Exercise brief ▸
Reproduce the listing below without changes, except that pictures are left out.

Recorded data ▸

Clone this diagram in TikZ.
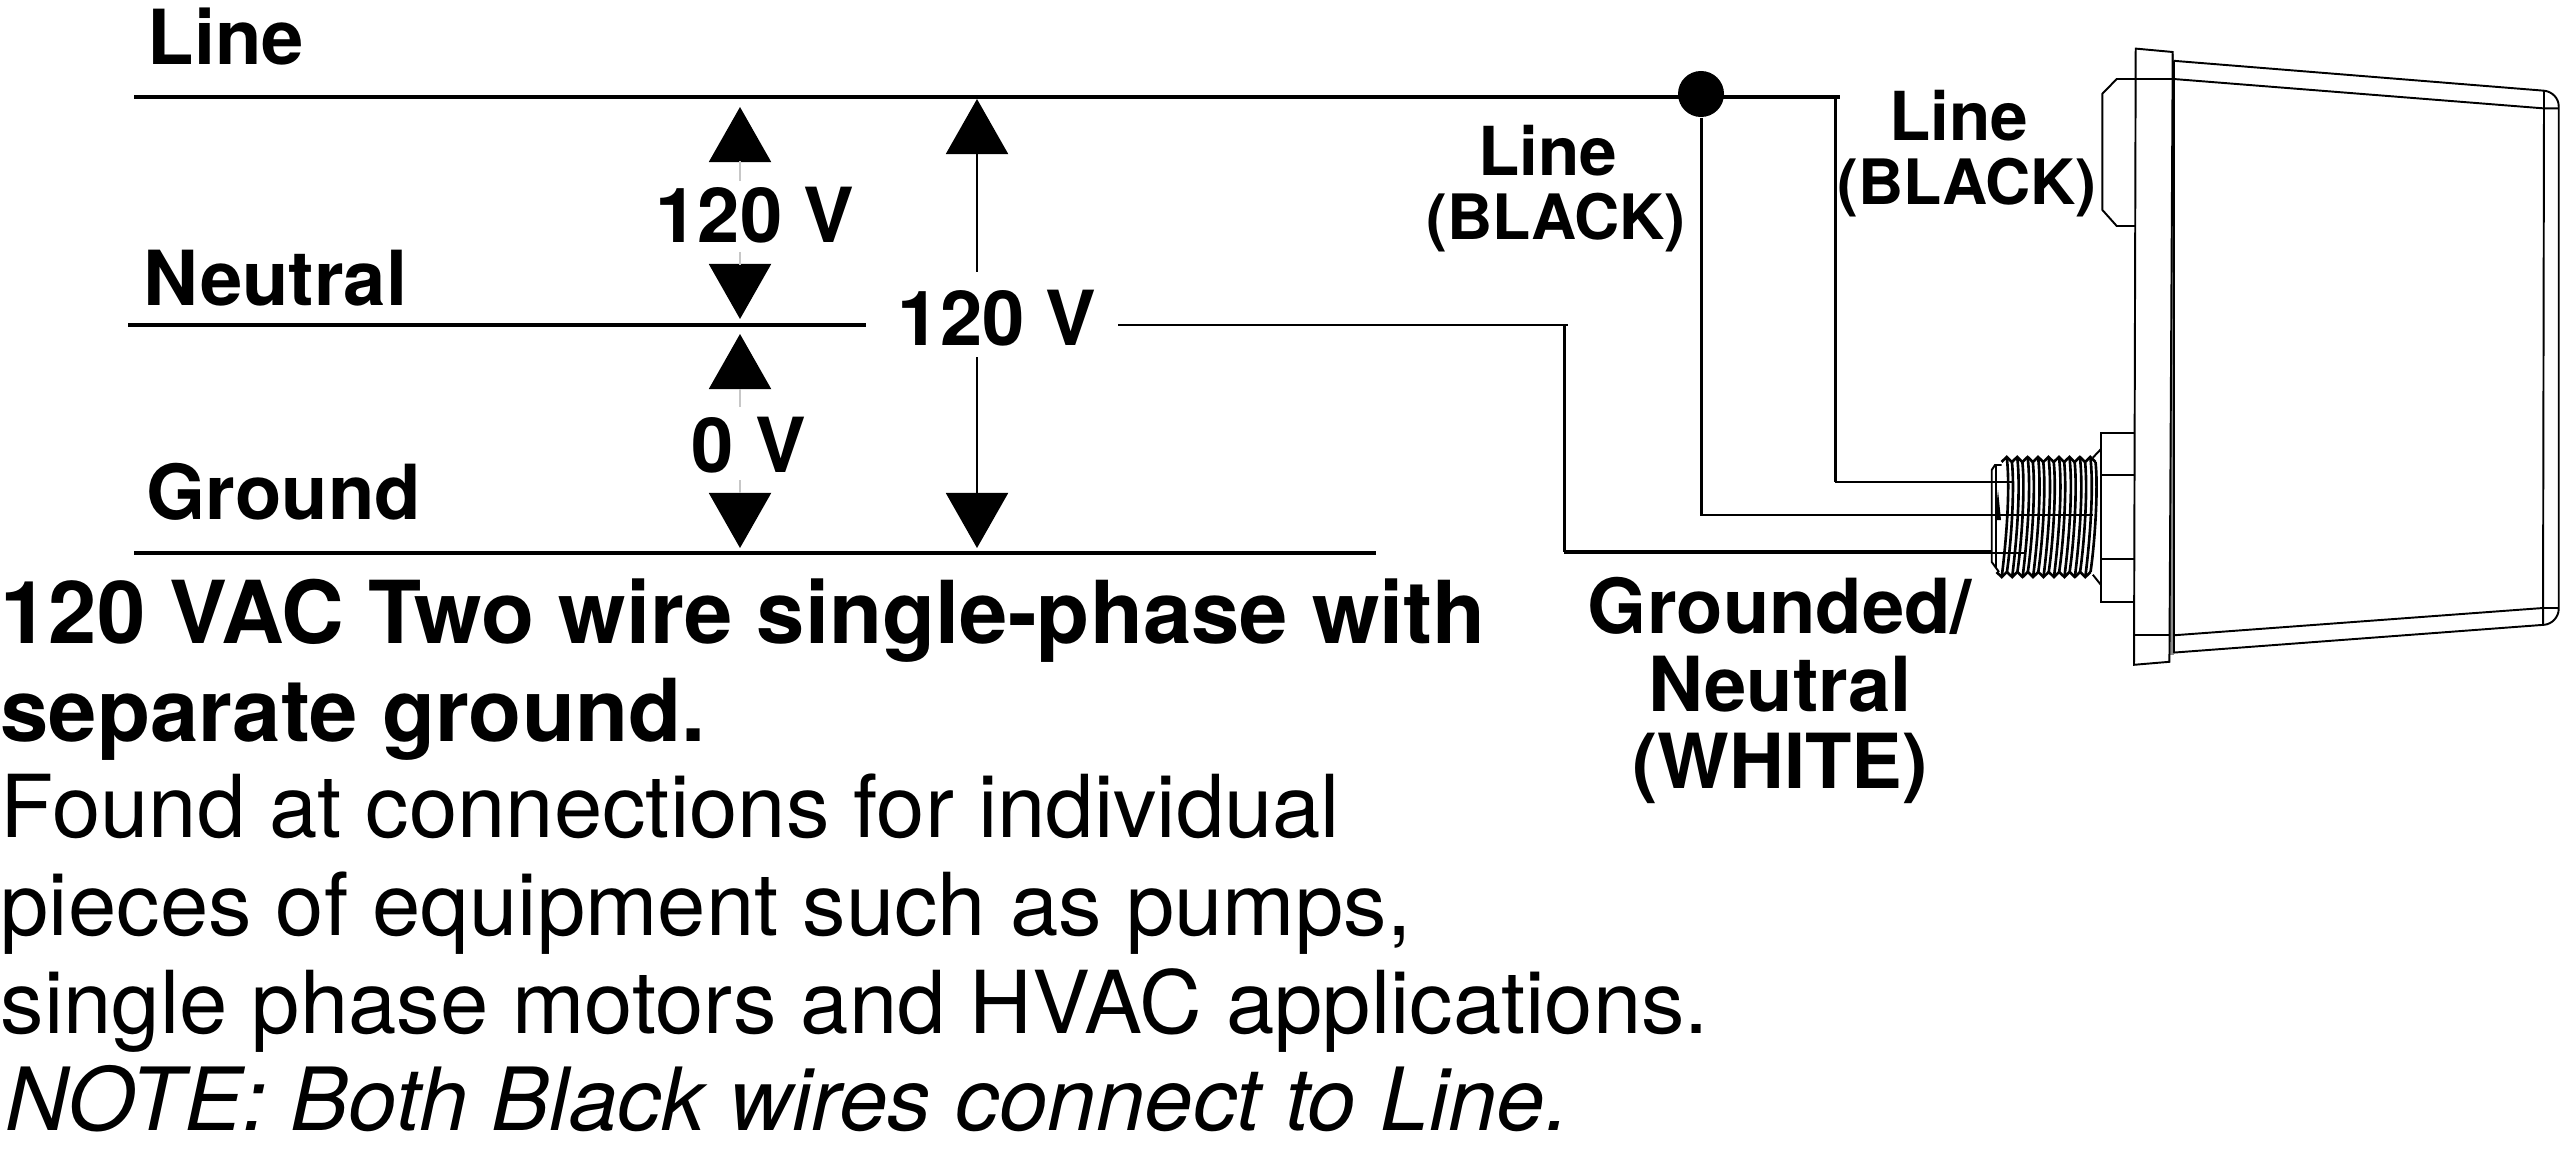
\documentclass[tikz,border=0pt]{standalone}
\usepackage{fontspec}
\setmainfont{TeX Gyre Heros}
\usetikzlibrary{arrows.meta}

\tikzset{
	busline/.style={line width=1.15pt},
	wire/.style={line width=0.85pt},
	devline/.style={line width=0.55pt},
	threadline/.style={line width=0.75pt},
	stem/.style={line width=0.3pt, black!22},
	voltarrow/.style={line width=0.55pt, -{Triangle[length=0.55cm,width=0.62cm]}},
	biglabel/.style={inner sep=0, font=\fontsize{21.6}{25}\selectfont\bfseries},
	wirelabel/.style={inner sep=0, align=center, font=\fontsize{17.8}{18.2}\selectfont\bfseries},
	grndlabel/.style={inner sep=0, align=center, font=\fontsize{21.6}{22}\selectfont\bfseries},
	headtext/.style={inner sep=0, align=left, font=\fontsize{24.7}{27.9}\selectfont\bfseries},
	bodytext/.style={inner sep=0, align=left, font=\fontsize{24.7}{27.9}\selectfont},
}
\newcommand{\linelabel}{{\fontsize{19.2}{18.2}\selectfont Line}\hspace*{0.16cm}\\(BLACK)}

\begin{document}
\begin{tikzpicture}[x=0.01cm, y=-0.01cm]
	\useasboundingbox (0,0) rectangle (2560,1173);
	% wire ends
	\coordinate (lineL) at (134,97);
	\coordinate (lineR) at (1840,97);
	\coordinate (neutL) at (128,325);
	\coordinate (neutM) at (866,325);
	\coordinate (neutN) at (1118,325);
	\coordinate (neutR) at (1568,325);
	\coordinate (grndL) at (134,553);
	\coordinate (grndR) at (1376,553);
	\coordinate (neutC) at (1564,325);
	\coordinate (neutD) at (1564,551);
	\coordinate (neutE) at (1992,551);
	\coordinate (neutF) at (2025,553);
	\coordinate (lineA) at (1701,515);
	\coordinate (lineB) at (2093,515);
	\coordinate (lineC) at (1835,97);
	\coordinate (lineD) at (1835,482);
	\coordinate (lineE) at (2013,482);
	% junction
	\node[circle, fill=black, inner sep=0, minimum size=0.46cm] (linedot) at (1701,94) {};
	% wires
	\draw[busline] (lineL) -- (lineR);
	\draw[busline] (neutL) -- (neutM);
	\draw[wire] (neutN) -- (neutR);
	\draw[busline] (grndL) -- (grndR);
	\draw[wire] (neutC) -- (neutD) -- (neutE);
	\draw[devline] (neutD |- neutF) -- (neutF);
	\draw[wire] (linedot) -- (linedot |- lineA) -- (lineB);
	\draw[wire] (lineC) -- (lineD);
	\draw[devline, line width=0.65pt] (lineD) -- (lineE);
	% arrows
	\draw[voltarrow] (740,161) -- (740,107);
	\draw[voltarrow] (740,265) -- (740,319);
	\draw[voltarrow] (740,389) -- (740,334);
	\draw[voltarrow] (740,493) -- (740,548);
	\draw[stem] (740,161) -- (740,181);
	\draw[stem] (740,252) -- (740,265);
	\draw[stem] (740,389) -- (740,407);
	\draw[stem] (740,480) -- (740,493);
	\draw[voltarrow] (977,272) -- (977,99);
	\draw[voltarrow] (977,357) -- (977,548);
	% device body
	\fill[black!45] (2169,54) rectangle (2173.6,655);
	\draw[devline, fill=white] (2135.7,48.6) -- (2172.7,52) -- (2169.4,661.8) -- (2134,664.8) -- cycle;
	\draw[devline] (2135,79) -- (2173.6,79);
	\draw[devline] (2134,635.3) -- (2169.4,635.3);
	\draw[devline] (2173.6,60.8) -- (2173.6,652.6);
	\draw[devline] (2173.6,60.8) -- (2544,90.7) .. controls (2552,91.5) and (2558.7,98) .. (2558.7,106.3)
		-- (2558.7,609) .. controls (2558.7,617) and (2552,624.2) .. (2544,624.8) -- (2173.6,652.6);
	\draw[devline] (2173.6,79) -- (2544,108.4) -- (2558.7,108.4);
	\draw[devline] (2173.6,635.3) -- (2543,608) -- (2558.7,608);
	\draw[devline] (2544,90.7) -- (2543,624.8);
	% terminal cover
	\draw[devline] (2135,79) -- (2116.7,79) -- (2102.4,93.7) -- (2102.4,210) -- (2116.7,226) -- (2135,226);
	% nut
	\draw[devline] (2135,433) -- (2101,433) -- (2101,601.6) -- (2135,601.6);
	\draw[devline] (2101,475.4) -- (2135,475.4);
	\draw[devline] (2101,558.7) -- (2135,558.7);
	\draw[devline] (2101,449) -- (2092.8,457.7);
	\draw[devline] (2101,585) -- (2092.8,574.7);
	% thread
	\foreach \n in {0,...,8} {
		\pgfmathsetmacro{\xp}{2006.7+10.45*\n}
		\pgfmathsetmacro{\xv}{\xp+5.2}
		\draw[threadline] (\xp,457) .. controls (\xp+4,490) and (\xp-1,545) .. (\xp-5,577);
		\draw[threadline] (\xv,462) .. controls (\xv+3,490) and (\xv-1,545) .. (\xv-5,572);
		\draw[threadline] (\xp-5.2,462) -- (\xp,457) -- (\xv,462);
		\draw[threadline] (\xp-10.2,572) -- (\xp-5,577) -- (\xv-5,572);
	}
	% thread end
	\draw[devline] (2001.5,465) -- (1995,465) -- (1991.7,470) -- (1991.7,562) -- (1999,572);
	\draw[devline] (1996,465) -- (1996,567);
	\fill[black] (1998,490) -- (1995,520) -- (2001,520) -- cycle;
	% labels
	\node[biglabel, anchor=base west] (linetext) at (147,65) {Line};
	\node[biglabel, anchor=base west] (neuttext) at (143,305) {Neutral};
	\node[biglabel, anchor=base west] (grndtext) at (146,519) {Ground};
	\node[biglabel, anchor=base] (voltA) at (755,243) {120 V};
	\node[biglabel, anchor=base] (voltB) at (997,345) {120 V};
	\node[biglabel, anchor=base] (voltC) at (749,472) {0 V};
	\node[wirelabel, anchor=north] (lineleft) at (1556,124) {\linelabel};
	\node[wirelabel, anchor=north] (lineright) at (1967,89) {\linelabel};
	\node[grndlabel, anchor=north] (grndwire) at (1780,577) {Grounded/\\Neutral\\(WHITE)};
	\node[headtext, anchor=north west] (headline) at (0,578) {120 VAC Two wire single-phase with\\separate ground.};
	\node[bodytext, anchor=north west] (bodyline) at (0,773) {Found at connections for individual\\pieces of equipment such as pumps,\\single phase motors and HVAC applications.};
	\node[bodytext, anchor=base west, font=\fontsize{24.8}{27.9}\selectfont\itshape] (noteline) at (5,1130) {NOTE: Both Black wires connect to Line.};
\end{tikzpicture}
\end{document}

Output below ▸
Clone this diagram in TikZ.
\documentclass[tikz,border=0pt]{standalone}
\usepackage{fontspec}
\setmainfont{TeX Gyre Heros}
\usetikzlibrary{arrows.meta}

\tikzset{
	busline/.style={line width=1.15pt},
	wire/.style={line width=0.85pt},
	devline/.style={line width=0.55pt},
	threadline/.style={line width=0.75pt},
	stem/.style={line width=0.3pt, black!22},
	voltarrow/.style={line width=0.55pt, -{Triangle[length=0.55cm,width=0.62cm]}},
	biglabel/.style={inner sep=0, font=\fontsize{21.6}{25}\selectfont\bfseries},
	wirelabel/.style={inner sep=0, align=center, font=\fontsize{17.8}{18.2}\selectfont\bfseries},
	grndlabel/.style={inner sep=0, align=center, font=\fontsize{21.6}{22}\selectfont\bfseries},
	headtext/.style={inner sep=0, align=left, font=\fontsize{24.7}{27.9}\selectfont\bfseries},
	bodytext/.style={inner sep=0, align=left, font=\fontsize{24.7}{27.9}\selectfont},
}
\newcommand{\linelabel}{{\fontsize{19.2}{18.2}\selectfont Line}\hspace*{0.16cm}\\(BLACK)}

\begin{document}
\begin{tikzpicture}[x=0.01cm, y=-0.01cm]
	\useasboundingbox (0,0) rectangle (2560,1173);
	% wire ends
	\coordinate (lineL) at (134,97);
	\coordinate (lineR) at (1840,97);
	\coordinate (neutL) at (128,325);
	\coordinate (neutM) at (866,325);
	\coordinate (neutN) at (1118,325);
	\coordinate (neutR) at (1568,325);
	\coordinate (grndL) at (134,553);
	\coordinate (grndR) at (1376,553);
	\coordinate (neutC) at (1564,325);
	\coordinate (neutD) at (1564,551);
	\coordinate (neutE) at (1992,551);
	\coordinate (neutF) at (2025,553);
	\coordinate (lineA) at (1701,515);
	\coordinate (lineB) at (2093,515);
	\coordinate (lineC) at (1835,97);
	\coordinate (lineD) at (1835,482);
	\coordinate (lineE) at (2013,482);
	% junction
	\node[circle, fill=black, inner sep=0, minimum size=0.46cm] (linedot) at (1701,94) {};
	% wires
	\draw[busline] (lineL) -- (lineR);
	\draw[busline] (neutL) -- (neutM);
	\draw[wire] (neutN) -- (neutR);
	\draw[busline] (grndL) -- (grndR);
	\draw[wire] (neutC) -- (neutD) -- (neutE);
	\draw[devline] (neutD |- neutF) -- (neutF);
	\draw[wire] (linedot) -- (linedot |- lineA) -- (lineB);
	\draw[wire] (lineC) -- (lineD);
	\draw[devline, line width=0.65pt] (lineD) -- (lineE);
	% arrows
	\draw[voltarrow] (740,161) -- (740,107);
	\draw[voltarrow] (740,265) -- (740,319);
	\draw[voltarrow] (740,389) -- (740,334);
	\draw[voltarrow] (740,493) -- (740,548);
	\draw[stem] (740,161) -- (740,181);
	\draw[stem] (740,252) -- (740,265);
	\draw[stem] (740,389) -- (740,407);
	\draw[stem] (740,480) -- (740,493);
	\draw[voltarrow] (977,272) -- (977,99);
	\draw[voltarrow] (977,357) -- (977,548);
	% device body
	\fill[black!45] (2169,54) rectangle (2173.6,655);
	\draw[devline, fill=white] (2135.7,48.6) -- (2172.7,52) -- (2169.4,661.8) -- (2134,664.8) -- cycle;
	\draw[devline] (2135,79) -- (2173.6,79);
	\draw[devline] (2134,635.3) -- (2169.4,635.3);
	\draw[devline] (2173.6,60.8) -- (2173.6,652.6);
	\draw[devline] (2173.6,60.8) -- (2544,90.7) .. controls (2552,91.5) and (2558.7,98) .. (2558.7,106.3)
		-- (2558.7,609) .. controls (2558.7,617) and (2552,624.2) .. (2544,624.8) -- (2173.6,652.6);
	\draw[devline] (2173.6,79) -- (2544,108.4) -- (2558.7,108.4);
	\draw[devline] (2173.6,635.3) -- (2543,608) -- (2558.7,608);
	\draw[devline] (2544,90.7) -- (2543,624.8);
	% terminal cover
	\draw[devline] (2135,79) -- (2116.7,79) -- (2102.4,93.7) -- (2102.4,210) -- (2116.7,226) -- (2135,226);
	% nut
	\draw[devline] (2135,433) -- (2101,433) -- (2101,601.6) -- (2135,601.6);
	\draw[devline] (2101,475.4) -- (2135,475.4);
	\draw[devline] (2101,558.7) -- (2135,558.7);
	\draw[devline] (2101,449) -- (2092.8,457.7);
	\draw[devline] (2101,585) -- (2092.8,574.7);
	% thread
	\foreach \n in {0,...,8} {
		\pgfmathsetmacro{\xp}{2006.7+10.45*\n}
		\pgfmathsetmacro{\xv}{\xp+5.2}
		\draw[threadline] (\xp,457) .. controls (\xp+4,490) and (\xp-1,545) .. (\xp-5,577);
		\draw[threadline] (\xv,462) .. controls (\xv+3,490) and (\xv-1,545) .. (\xv-5,572);
		\draw[threadline] (\xp-5.2,462) -- (\xp,457) -- (\xv,462);
		\draw[threadline] (\xp-10.2,572) -- (\xp-5,577) -- (\xv-5,572);
	}
	% thread end
	\draw[devline] (2001.5,465) -- (1995,465) -- (1991.7,470) -- (1991.7,562) -- (1999,572);
	\draw[devline] (1996,465) -- (1996,567);
	\fill[black] (1998,490) -- (1995,520) -- (2001,520) -- cycle;
	% labels
	\node[biglabel, anchor=base west] (linetext) at (147,65) {Line};
	\node[biglabel, anchor=base west] (neuttext) at (143,305) {Neutral};
	\node[biglabel, anchor=base west] (grndtext) at (146,519) {Ground};
	\node[biglabel, anchor=base] (voltA) at (755,243) {120 V};
	\node[biglabel, anchor=base] (voltB) at (997,345) {120 V};
	\node[biglabel, anchor=base] (voltC) at (749,472) {0 V};
	\node[wirelabel, anchor=north] (lineleft) at (1556,124) {\linelabel};
	\node[wirelabel, anchor=north] (lineright) at (1967,89) {\linelabel};
	\node[grndlabel, anchor=north] (grndwire) at (1780,577) {Grounded/\\Neutral\\(WHITE)};
	\node[headtext, anchor=north west] (headline) at (0,578) {120 VAC Two wire single-phase with\\separate ground.};
	\node[bodytext, anchor=north west] (bodyline) at (0,773) {Found at connections for individual\\pieces of equipment such as pumps,\\single phase motors and HVAC applications.};
	\node[bodytext, anchor=base west, font=\fontsize{24.8}{27.9}\selectfont\itshape] (noteline) at (5,1130) {NOTE: Both Black wires connect to Line.};
\end{tikzpicture}
\end{document}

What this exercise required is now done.